Order the Portuguese Republic to pay the costs.


( 1 ) Original language: French.

( 2 ) Council Directive of 29 July 1991 (OJ 1991 L 237, p. 25).

( 3 ) Directive of the European Parliament and of the Council of 26 February 2001 amending Council Directive 91/440/EEC on the development of the Community’s railways (OJ 2001 L 75, p. 1).

( 4 ) Directive of the European Parliament and of the Council of 26 February 2001 on the allocation of railway infrastructure capacity and the levying of charges for the use of railway infrastructure and safety certification (OJ 2001 L 75, p. 29). The title of Directive 2001/14 was amended by Article 30 of Directive 2004/49/EC of the European Parliament and the Council of 29 April 2004 on the security of the Community’s railways (OJ 2004 L 164, p. 44).

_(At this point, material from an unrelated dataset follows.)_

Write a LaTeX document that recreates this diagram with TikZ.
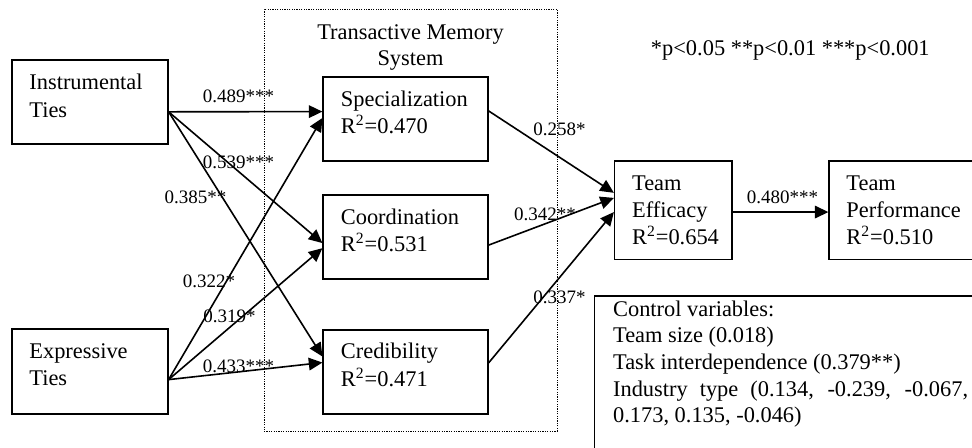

It is now entitled Directive 2001/14/EC of the European Parliament and of the Council of 26 February 2001 on the allocation of railway infrastructure capacity and the levying of charges for the use of railway infrastructure.

( 5 ) Directive of the European Parliament and of the Council of 23 October 2007 amending Council Directive 91/440/EEC on the development of the Community’s railways and Directive 2001/14/EC on the allocation of railway infrastructure capacity and the levying of charges for the use of railway infrastructure (OJ 2007 L 315, p. 44).

( 6 ) Cases C-473/10 Commission v Hungary; C-483/10 Commission v Spain; C-512/10 Commission v Poland; C-528/10 Commission v Greece; C-545/10 Commission v Czech Republic; C-555/10 Commission v Austria; C-556/10 Commission v Germany; C-625/10 Commission v France; C-627/10 Commission v Slovenia; C-369/11 Commission v Italy; and C-412/11 Commission v Luxembourg.

( 7 ) Diário da República 1. Supplement No 112, of 12 June 2009.

( 8 ) Diário da República 1. No 162, of 23 April 2007.

( 9 ) Diário da República 1. Série A. No 250, of 28 October 2003.

( 10 ) Diário da República 1. Série A. No 99, of 29 April 1997. Amended and republished by Decree-law No 141/2008 of 22 June 2008 (Diário da República 1. No 140 of 22 July 2008).

( 11 ) See, among a number of examples, Case C-173/01 Commission v Greece [2002] ECR I-6129, paragraph 7, and Case C-333/01 Commission v Spain [2003] ECR I-2623, paragraph 8.

( 12 ) See, by analogy, Case C-171/08 Commission v Portugal [2010] ECR I-6817, in particular paragraph 60 et seq.